というこの2人のこの状態は、何を意味してるのであろうか? まず香から見て≪後ろのヒト≫の性格は、『不可視』・『保護的(父性的)』・『規範的』・『スケベ(性的)』…となるわけで、それにジャストで相当するような記号を、精神分析は≪ファルス(象徴化されたペニス)≫、と呼んでいる。
かくて。ふつうの子らがリモートでなされている、父っぽい存在…≪父性記号≫からのソフトなコントロールを、香は超ダイレクトで超ハードに!…こうむっているのかと見れる。とまでは、まったく確かなこととして。

では…と、意外な設問をするかのようだが。逆に後ろのヒトから見ての香とは、どのような存在なのだろうか? それへの答が、再び『≪ファルス≫である』…というのが、われながらひじょうに恥ずかしく申し上げにくい感じだ。ただし、このたびのはものが異なる。

まず、主体に対して父性的なものとしての≪ファルス≫を≪象徴的なファルス≫とでも言う。そして香から見ての後ろのヒトは、それチックに振るまっている…と、われわれはさきに見た。
その一方で、主体が母の中にあるかと思い込んでる≪ファルス≫というものがあり、こっちを≪想像的なファルス≫と呼ぶ。母はじっさいにはペニスを持たないわけだが、幼児らはその存在を『想像』するのだ。で、それがないという事実を仮そめにも受け入れる、というのが人間らの源初の≪外傷≫だ。
しかし主体は、『母(および女性ら)には、ペニスがない=“去勢”をこうむっている』…という想念を完全に受け入れることはできず、何とか想像的に、その取戻しをはかる。

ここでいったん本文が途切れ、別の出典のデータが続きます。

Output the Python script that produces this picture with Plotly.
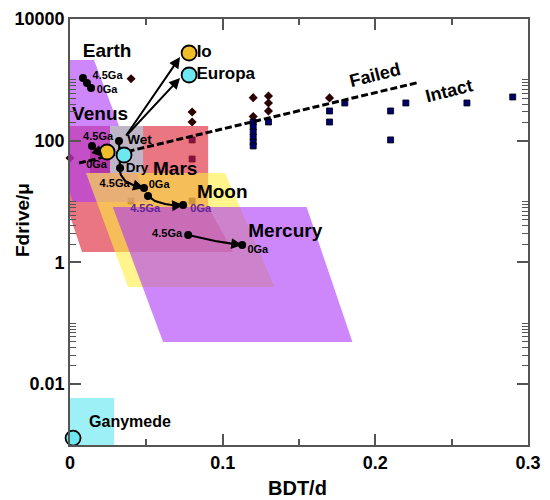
import math
import plotly.graph_objects as go

# ---------------- data ----------------
failed_x = [0.0, 0.040, 0.080, 0.080, 0.120, 0.120, 0.130, 0.130, 0.130, 0.170]
failed_y = [52, 1040, 296, 203, 510, 250, 543, 417, 308, 505]

intact_x = [0.080, 0.080, 0.040, 0.080, 0.120, 0.120, 0.120, 0.120, 0.120, 0.120,
            0.130, 0.170, 0.170, 0.180, 0.210, 0.210, 0.220, 0.260, 0.290]
intact_y = [103, 50, 10.2, 10.2, 203, 168, 139, 115, 95, 82,
            203, 308, 203, 417, 308, 103, 417, 417, 523]

venus_x = [0.0, 0.0905, 0.0905, 0.107, 0.0079, 0.0]
venus_y = [175, 175, 8.15, 1.49, 1.49, 5.8]
earth_x = [0.0, 0.0157, 0.0511, 0.002, 0.0]
earth_y = [2118, 2118, 9.84, 9.84, 13.8]
moon_x = [0.0105, 0.1016, 0.134, 0.038]
moon_y = [29.5, 29.5, 0.395, 0.395]
mercury_x = [0.028, 0.155, 0.185, 0.061]
mercury_y = [8.15, 8.15, 0.0493, 0.0493]
ganymede_x = [0.0, 0.0289, 0.0289, 0.0]
ganymede_y = [0.001, 0.001, 0.0059, 0.0059]
gray_x = [0.0262, 0.0479, 0.0479, 0.0262]
gray_y = [29.5, 29.5, 175, 175]
dark_x = [0.0131, 0.0262, 0.0262, 0.0131]
dark_y = [29.5, 29.5, 78.9, 78.9]

boundary_x = [0.0059, 0.228]
boundary_y = [43.0, 905]

earth_tr_x = [0.0085, 0.0111, 0.0138]
earth_tr_y = [1073, 888, 735]
venus_tr_x = [0.0144, 0.0216]
venus_tr_y = [81.9, 54.0]
wetdry_x = [0.0321, 0.0328]
wetdry_y = [99, 35.6]
mars_tr_x = [0.0321, 0.0334, 0.0361, 0.0413, 0.0485]
mars_tr_y = [35.6, 27.3, 21.8, 18.7, 16.7]
moon_tr_x = [0.0511, 0.0557, 0.0623, 0.0689, 0.0741]
moon_tr_y = [12.4, 10.2, 9.13, 8.62, 8.79]
merc_tr_x = [0.0774, 0.0852, 0.0951, 0.1049, 0.1128]
merc_tr_y = [2.82, 2.52, 2.25, 2.05, 1.93]

arrow_start = (0.0361, 115)
io_tip = (0.0721, 2375)
europa_tip = (0.0721, 1073)

circ_yellow_x = [0.0243, 0.0780]
circ_yellow_y = [65.3, 2763]
circ_cyan_x = [0.0354, 0.0780, 0.002]
circ_cyan_y = [58.3, 1202, 0.0013]

big_labels = ["Earth", "Venus", "Mars", "Moon", "Mercury"]
big_x = [0.0243, 0.0197, 0.0689, 0.0997, 0.141]
big_y = [2869, 265, 33.0, 13.8, 3.16]
moon_labels = ["Io", "Europa"]
moon_lx = [0.0879, 0.102]
moon_ly = [2763, 1202]
age_labels = ["4.5Ga", "0Ga", "4.5Ga", "0Ga", "4.5Ga", "0Ga", "4.5Ga", "0Ga"]
age_x = [0.0246, 0.0243, 0.0184, 0.0174, 0.0292, 0.0584, 0.0636, 0.123]
age_y = [1157, 681, 115, 39.9, 19.0, 18.6, 2.93, 1.60]
moon_age_labels = ["4.5Ga", "0Ga"]
moon_age_x = [0.0492, 0.0856]
moon_age_y = [7.55, 7.55]
wd_labels = ["Wet", "Dry"]
wd_x = [0.0456, 0.0439]
wd_y = [99, 34.3]

x_major = [0, 0.1, 0.2, 0.3]
x_major_text = ["0", "0.1", "0.2", "0.3"]
x_minor = [0.05, 0.15, 0.25]
y_major = [0.01, 1, 100, 10000]
y_major_text = ["0.01", "1", "100", "10000"]
y_minor = [k * 10 ** e for e in (-2, 0, 2) for k in range(2, 11)]

FONT = "Liberation Sans, Arial, sans-serif"
AX = "#555555"

fig = go.Figure()

# data points (drawn first so the translucent regions tint them)
fig.add_trace(go.Scatter(x=failed_x, y=failed_y, mode="markers", cliponaxis=False,
                         marker=dict(symbol="diamond", size=7, color="#2a0000"),
                         showlegend=False, hoverinfo="skip"))
fig.add_trace(go.Scatter(x=intact_x, y=intact_y, mode="markers",
                         marker=dict(symbol="square", size=6, color="#000070",
                                     line=dict(color="black", width=0.8)),
                         showlegend=False, hoverinfo="skip"))


def add_poly(xs, ys, color):
    fig.add_trace(go.Scatter(x=xs + [xs[0]], y=ys + [ys[0]], mode="lines",
                             fill="toself", fillcolor=color,
                             line=dict(width=0, color=color),
                             showlegend=False, hoverinfo="skip"))


add_poly(venus_x, venus_y, "rgba(218,27,43,0.6)")
add_poly(earth_x, earth_y, "rgba(172,55,247,0.6)")
add_poly(moon_x, moon_y, "rgba(255,238,63,0.6)")
add_poly(mercury_x, mercury_y, "rgba(172,55,247,0.6)")
add_poly(dark_x, dark_y, "rgb(180,55,170)")
add_poly(gray_x, gray_y, "rgb(190,182,198)")
add_poly(ganymede_x, ganymede_y, "rgba(140,238,245,0.85)")

# boundary
fig.add_trace(go.Scatter(x=boundary_x, y=boundary_y, mode="lines",
                         line=dict(color="black", width=3, dash="7px,3px"),
                         showlegend=False, hoverinfo="skip"))

# tracks
for tx, ty in [(earth_tr_x, earth_tr_y), (venus_tr_x, venus_tr_y), (wetdry_x, wetdry_y),
               (mars_tr_x, mars_tr_y), (moon_tr_x, moon_tr_y), (merc_tr_x, merc_tr_y)]:
    fig.add_trace(go.Scatter(x=tx, y=ty, mode="lines", line=dict(color="black", width=2.2),
                             showlegend=False, hoverinfo="skip"))

dot_x = earth_tr_x + [venus_tr_x[0], wetdry_x[0], wetdry_x[1], mars_tr_x[-1],
                      moon_tr_x[0], moon_tr_x[-1], merc_tr_x[0], merc_tr_x[-1]]
dot_y = earth_tr_y + [venus_tr_y[0], wetdry_y[0], wetdry_y[1], mars_tr_y[-1],
                      moon_tr_y[0], moon_tr_y[-1], merc_tr_y[0], merc_tr_y[-1]]
fig.add_trace(go.Scatter(x=dot_x, y=dot_y, mode="markers",
                         marker=dict(size=8, color="black"), showlegend=False, hoverinfo="skip"))

fig.add_trace(go.Scatter(x=circ_yellow_x, y=circ_yellow_y, mode="markers", cliponaxis=False,
                         marker=dict(size=15, color="rgb(240,190,40)", line=dict(color="black", width=1.8)),
                         showlegend=False, hoverinfo="skip"))
fig.add_trace(go.Scatter(x=circ_cyan_x, y=circ_cyan_y, mode="markers", cliponaxis=False,
                         marker=dict(size=15, color="rgb(110,232,240)", line=dict(color="black", width=1.8)),
                         showlegend=False, hoverinfo="skip"))


def add_text(labels, xs, ys, size, color="black"):
    fig.add_trace(go.Scatter(x=xs, y=ys, mode="text", text=labels, cliponaxis=False,
                             textposition="middle center",
                             textfont=dict(family=FONT, size=size, color=color, weight="bold"),
                             showlegend=False, hoverinfo="skip"))


add_text(big_labels, big_x, big_y, 19)
add_text(moon_labels, moon_lx, moon_ly, 17)
add_text(["Ganymede"], [0.0393], [0.0023], 16)
add_text(age_labels, age_x, age_y, 11)
add_text(moon_age_labels, moon_age_x, moon_age_y, 11, "rgb(100,35,150)")
add_text(wd_labels, wd_x, wd_y, 13.5)

# empty trace on the mirror axes so the top/right tick sets are drawn
fig.add_trace(go.Scatter(x=[None], y=[None], xaxis="x2", yaxis="y2",
                         showlegend=False, hoverinfo="skip"))

L = math.log10
ann = []


def arrow(x0, y0, x1, y1):
    ann.append(dict(x=x1, y=L(y1), ax=x0, ay=L(y0), xref="x", yref="y", axref="x", ayref="y",
                    showarrow=True, arrowhead=2, arrowsize=1.1, arrowwidth=2,
                    arrowcolor="black", text=""))


arrow(arrow_start[0], arrow_start[1], io_tip[0], io_tip[1])
arrow(arrow_start[0], arrow_start[1], europa_tip[0], europa_tip[1])
for tx, ty in [(venus_tr_x, venus_tr_y), (mars_tr_x, mars_tr_y),
               (moon_tr_x, moon_tr_y), (merc_tr_x, merc_tr_y)]:
    arrow(tx[-2], ty[-2], tx[-1], ty[-1])

ann.append(dict(x=0.2, y=3.08, xref="x", yref="y", text="Failed", showarrow=False, textangle=-14,
                font=dict(family=FONT, size=18, color="black", weight="bold")))
ann.append(dict(x=0.248, y=2.817, xref="x", yref="y", text="Intact", showarrow=False, textangle=-14,
                font=dict(family=FONT, size=18, color="black", weight="bold")))
ann.append(dict(x=0.496, y=-0.101, xref="paper", yref="paper", text="BDT/d", showarrow=False,
                xanchor="center", yanchor="middle",
                font=dict(family=FONT, size=20, color="black", weight="bold")))
ann.append(dict(x=-0.105, y=0.528, xref="paper", yref="paper", text="Fdrive/μ", showarrow=False,
                xanchor="center", yanchor="middle",
                textangle=-90, font=dict(family=FONT, size=19, color="black", weight="bold")))

tickfont = dict(family=FONT, size=18, color="black", weight="bold")
xminor = dict(tickvals=x_minor, ticks="inside", ticklen=6, tickwidth=1.5, tickcolor=AX, showgrid=False)
yminor = dict(tickvals=y_minor, ticks="inside", ticklen=6, tickwidth=1.2, tickcolor=AX, showgrid=False)

# page body has an 8px margin: shift the figure so the plot area lands where the reference has it
fig.update_layout(
    width=542, height=492,
    margin=dict(l=62, r=22, t=11, b=55, autoexpand=False),
    paper_bgcolor="white", plot_bgcolor="white",
    annotations=ann,
    xaxis=dict(range=[0, 0.3], tickvals=x_major, ticktext=x_major_text, automargin=False,
               ticks="inside", ticklen=11, tickwidth=1.5, tickcolor=AX,
               showline=True, linecolor=AX, linewidth=1.8, mirror=True,
               showgrid=False, zeroline=False, tickfont=tickfont, minor=xminor),
    yaxis=dict(type="log", range=[-3, 4], tickvals=y_major, ticktext=y_major_text, automargin=False,
               ticks="inside", ticklen=11, tickwidth=1.5, tickcolor=AX,
               showline=True, linecolor=AX, linewidth=1.8, mirror=True,
               showgrid=False, zeroline=False, tickfont=tickfont, minor=yminor),
    xaxis2=dict(overlaying="x", side="top", anchor="y2", range=[0, 0.3], tickvals=x_major,
                automargin=False,
                ticks="inside", ticklen=11, tickwidth=1.5, tickcolor=AX, showticklabels=False,
                showline=False, showgrid=False, zeroline=False, minor=xminor),
    yaxis2=dict(overlaying="y", side="right", anchor="x2", type="log", range=[-3, 4],
                automargin=False,
                tickvals=y_major, ticks="inside", ticklen=11, tickwidth=1.5, tickcolor=AX,
                showticklabels=False, showline=False, showgrid=False, zeroline=False,
                minor=yminor),
)

fig.write_html("out.html")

そしてびっくりだが、父親から見ての娘という存在が、その≪想像的なファルス≫でありうるのだ。別に小津映画でなくたって、娘をヨメに出す父親の異様~に深い哀しみ、ということは知られている。それはどういう哀しみかというと、またもやの≪去勢≫をこうむって、≪想像的なファルス≫の存在しなさをつきつけられる哀しみだ…と筆者は見ているのだ。そうして二人羽織の後ろのヒトは、自らの前面に香を構え、そしてそれを屹立した≪ファルス≫として、人々の前につき出しているのだった。

――― ラカン「ファルスの意味作用」(1958)より ―――
『すなわち、ファルスがシニフィアンの機能にまで止揚されて(aufgehoben)いるかぎりで、ファルスが果たすことのできる役割とは覆い隠された役割でしかない、つまり、ファルスは、意味作用の可能なすべてのものがそれによって刻印を押されているような潜在性の記号そのものとしてしか、自らの役割を果たすことができないのである』(原著"Ecrits", 1966, p.692, 訳・川崎惣一)

ところでだ、『娘が、父から見ての、≪想像的なファルス≫である』という状態は、どうしようもなくあることだが、それで完全に正しい…ということではなかろう。いずれ娘は父から離れていくものだし、そのゆくゆくの別離を前提とした関係がなければならないのでは?
そして後ろのヒトが父だとすれば、その適切な距離の取り方ができていないわけだ。または、二人羽織の内側にズッポリと隠れて…という彼のポジショニングが、≪ファルス≫というしろものの『覆い隠された役割』というラカンちゃまのみことばを、超表面的に受けとりすぎなのだ。ゆえに彼の存在の仕方は、われわれの見たまんまに喜劇的なのだ。

だが、そうと言っても、後ろの人の正体が香の父で確定…というわけではないのだった(!)。後ろのヒトがいつものよーに活躍している最中に父から電話がかかってきて、『今月には出張から帰ってくる』と言ったと、電話を受けた香の母が言うのだった(第1巻, p.171)。
それを聞いて香は『きゃー』!とおどろき叫び、『じゃ 後ろの人は 誰なのよォ』…と言ってパニクるのだったが。しかし今作の中でその正体は明かされておらず、『ナゾを残して 話は終わる』…とナレーションが入る中、後ろのヒトはヘンな汗をカキながら、ポリポリと頭をかいているばかりなのだった。

【ご注意】  『娘は父親の(想像的)ファルスである』という主張について、あまり確かな裏づけがない。ラカンが何かのセミネールで『(「ハムレット」の)オフェーリアはファルスである』と述べているらしいが、あるいはそれがそうかも? 現状ではそれを、筆者の私見と受けとられたい。